Like all good process tools a hot wash has it challenges as well as benefits.

"Participation by evaluators and players is critical in the hot wash process. If key players or processes are not participating in a given event, then it's like trying to put a puzzle together with several of the pieces missing," said Colonel Vallrugo. "You can put the picture, in this case the process or procedure, together. But there are major gaps where you just don't know what is supposed to be there.

"It is also critical to keep the event from turning into a finger-pointing exercise or blame game," he said. "Once that happens, the hot wash is useless as a learning tool."

For Lt. Col. Richard Alexandersen, 22nd Air Force Operation Readiness Training chief, hot washes fall into two categories--immediate and the traditional after action report. "The Immediate hot wash is used to re-enforce good behavior or modify faulty human behavior in the course of doing business," he said. "This falls into the 'learn by doing and do it until you get it right' mindset.

"The traditional after action report helps a unit identify causes for faulty preparation efforts--i.e. training, equipment, and so on. From the after action report a unit or organization can develop a road map to success for an inspection and any other scenario.

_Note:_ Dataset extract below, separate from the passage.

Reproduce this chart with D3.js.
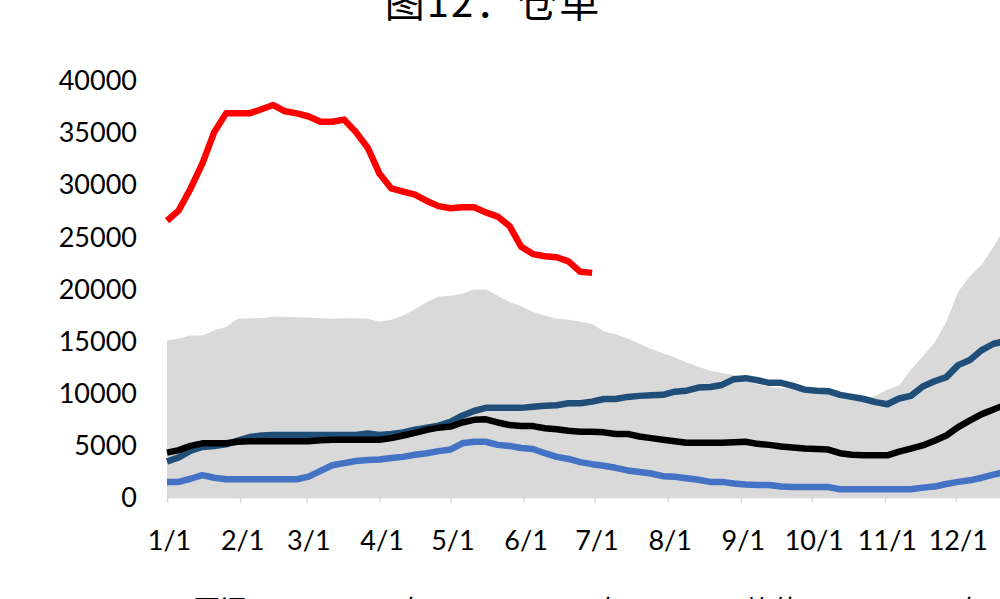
<!DOCTYPE html>
<html><head><meta charset="utf-8">
<script src="https://cdn.jsdelivr.net/npm/d3@7"></script>
<style>body{margin:0;background:#fff;overflow:hidden;} svg{display:block;}</style>
</head><body>
<svg id="chart" width="1000" height="599"></svg>
<script>
const title = "图12：仓单";
const dates = ["01-01","01-06","01-11","01-16","01-21","01-26","01-31","02-05","02-10","02-15",
"02-20","02-25","03-02","03-07","03-12","03-17","03-22","03-27","04-01","04-06",
"04-11","04-16","04-21","04-26","05-01","05-06","05-11","05-16","05-21","05-26",
"05-31","06-05","06-10","06-15","06-20","06-25","06-30","07-05","07-10","07-15",
"07-20","07-25","07-30","08-04","08-09","08-14","08-19","08-24","08-29","09-03",
"09-08","09-13","09-18","09-23","09-28","10-03","10-08","10-13","10-18","10-23",
"10-28","11-02","11-07","11-12","11-17","11-22","11-27","12-02","12-07","12-12",
"12-17","12-22","12-27"];
const monthTicks = ["01-01","02-01","03-01","04-01","05-01","06-01","07-01","08-01","09-01","10-01","11-01","12-01"];
const monthLabels = ["1/1","2/1","3/1","4/1","5/1","6/1","7/1","8/1","9/1","10/1","11/1","12/1"];
const yTicks = [0,5000,10000,15000,20000,25000,30000,35000,40000];
const legendLabels = ["2018-2022区间","2021年","2022年","均值","2023年"];

// range (upper bound of shaded band)
const rangeMax = [15000,15200,15500,15500,16000,16300,17100,17150,17150,17300,
17300,17250,17200,17150,17100,17150,17150,17100,16800,17000,
17400,18000,18700,19200,19300,19500,19900,19900,19300,18700,
18300,17750,17400,17100,17000,16800,16600,15900,15600,15200,
14700,14200,13800,13400,12900,12500,12100,11900,11700,11100,
10800,10600,10450,10350,10300,10200,10100,10000,9800,9500,
9700,10300,10700,12200,13500,14800,16800,19700,21200,22300,
24000,26000,27000];
// light blue
const s2021 = [1450,1450,1750,2100,1850,1700,1700,1700,1700,1700,
1700,1700,1950,2500,3050,3250,3450,3550,3600,3750,
3850,4050,4200,4400,4550,5150,5300,5300,5000,4900,
4700,4600,4200,3850,3650,3350,3150,3000,2800,2550,
2400,2250,2000,1950,1800,1650,1450,1450,1300,1200,
1150,1150,1000,950,950,950,950,750,750,750,
750,750,750,750,900,1000,1250,1450,1600,1850,
2150,2400,2500];
// dark blue
const s2022 = [3400,3800,4450,4800,4900,5050,5400,5750,5900,5950,
5950,5950,5950,5950,5950,5950,5950,6100,5950,6050,
6200,6450,6650,6850,7200,7800,8250,8550,8550,8550,
8550,8650,8750,8800,9000,9000,9150,9400,9400,9600,
9700,9750,9800,10100,10200,10500,10550,10750,11300,11400,
11200,10950,10950,10650,10300,10200,10150,9800,9600,9400,
9100,8900,9450,9700,10600,11100,11500,12650,13150,14100,
14700,14950,15100];
// average
const avg = [4250,4500,4900,5150,5150,5150,5300,5350,5350,5350,
5350,5350,5350,5450,5500,5500,5500,5500,5500,5650,
5900,6150,6450,6650,6750,7150,7400,7450,7150,6900,
6800,6800,6600,6500,6350,6250,6250,6200,6050,6050,
5800,5650,5500,5350,5200,5200,5200,5200,5250,5300,
5100,5000,4850,4750,4650,4600,4550,4200,4050,4000,
4000,4000,4350,4650,4950,5400,5900,6700,7350,7950,
8400,8850,9200];
// current year
const s2023 = [26500,27500,29600,32000,35000,36800,36800,36800,37200,37600,
37000,36800,36500,36000,36000,36200,35000,33500,31000,29600,
29300,29000,28400,27900,27700,27800,27800,27300,26900,26000,
24000,23300,23100,23000,22600,21600,21500];

const parse = d3.timeParse("%Y-%m-%d");
const toDate = s => parse("2023-" + s);
const svg = d3.select("#chart");
const x = d3.scaleTime().domain([new Date(2023,0,1), new Date(2024,0,1)]).range([167, 1029]);
const y = d3.scaleLinear().domain([0, 40000]).range([497, 80]);

const mk = arr => arr.map((v,i) => ({date: toDate(dates[i]), v}));

// area
svg.append("path").datum(mk(rangeMax))
  .attr("fill", "#D9D9D9")
  .attr("d", d3.area().x(d => x(d.date)).y0(y(0)).y1(d => y(d.v)));

// x axis
const xAxis = svg.append("g").attr("transform", `translate(0,${y(0)})`)
  .call(d3.axisBottom(x).tickValues(monthTicks.map(toDate))
    .tickFormat((d,i) => monthLabels[i]).tickSize(6).tickSizeOuter(0));
xAxis.select(".domain").attr("stroke", "#D9D9D9").attr("stroke-width", 1.5);
xAxis.selectAll(".tick line").attr("stroke", "#D9D9D9").attr("stroke-width", 1.5);
xAxis.selectAll(".tick text").attr("x", 2).attr("y", 53).attr("dy", 0)
  .attr("font-family", "Lato, 'Open Sans', sans-serif").attr("font-size", 27).attr("fill", "#000");

// y axis
const yAxis = svg.append("g").attr("transform", `translate(167,0)`)
  .call(d3.axisLeft(y).tickValues(yTicks).tickFormat(d3.format("d")).tickSize(0).tickPadding(30));
yAxis.select(".domain").remove();
yAxis.selectAll(".tick text").attr("dy", "0.36em")
  .attr("font-family", "Lato, 'Open Sans', sans-serif").attr("font-size", 27).attr("fill", "#000");

const line = d3.line().x(d => x(d.date)).y(d => y(d.v));
const series = [
  {data: s2021, color: "#4472C4"},
  {data: s2022, color: "#1F4E79"},
  {data: avg, color: "#000000"},
  {data: s2023, color: "#FF0000"}
];
series.forEach(s => {
  svg.append("path").datum(mk(s.data))
    .attr("fill", "none").attr("stroke", s.color)
    .attr("stroke-width", 6.5).attr("stroke-linejoin", "round")
    .attr("d", line);
});

// title
svg.append("text").attr("x", 493).attr("y", 17).attr("text-anchor", "middle")
  .attr("font-family", "'Noto Sans CJK SC', sans-serif").attr("font-size", 40).attr("fill", "#000")
  .attr("letter-spacing", 2)
  .text(title);

// legend (mostly below visible area)
const legendEnds = [247, 430, 627, 800, 988];
const legendColors = ["#D9D9D9", "#4472C4", "#1F4E79", "#000000", "#FF0000"];
legendLabels.forEach((lab, i) => {
  const t = svg.append("text").attr("x", legendEnds[i]).attr("y", 620).attr("text-anchor", "end")
    .attr("font-family", "'Noto Sans CJK SC', sans-serif").attr("font-size", 27).attr("fill", "#000")
    .text(lab);
  const w = t.node().getComputedTextLength();
  const mx = legendEnds[i] - w - 50;
  if (i === 0) svg.append("rect").attr("x", mx).attr("y", 602).attr("width", 40).attr("height", 16).attr("fill", legendColors[i]);
  else svg.append("line").attr("x1", mx).attr("x2", mx + 40).attr("y1", 610).attr("y2", 610)
    .attr("stroke", legendColors[i]).attr("stroke-width", 6.5);
});
</script>
</body></html>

"As a facilitator I ensure the hot wash is an effective event by encouraging open discussion and the consideration of all views. I brief my evaluators that there are many roads that lead to Rome and yours is not the only one," said Colonel Alexandersen. In other words, "don't make others do things your way if their way works. I encourage my evaluators to "try to get the best out of people, whether they are struggling with the basics or excelling at a graduate level."

So when does an evaluator know when a hot wash is successful? Colonel Vallrugo has this to say about a hot wash's success: "I like when participants self-identify problem areas or issues that the evaluators identified. It validates that a problem needs to be addressed. When you have that kind of participation from the players, it really adds value to the event and shows that the exercise was worthwhile."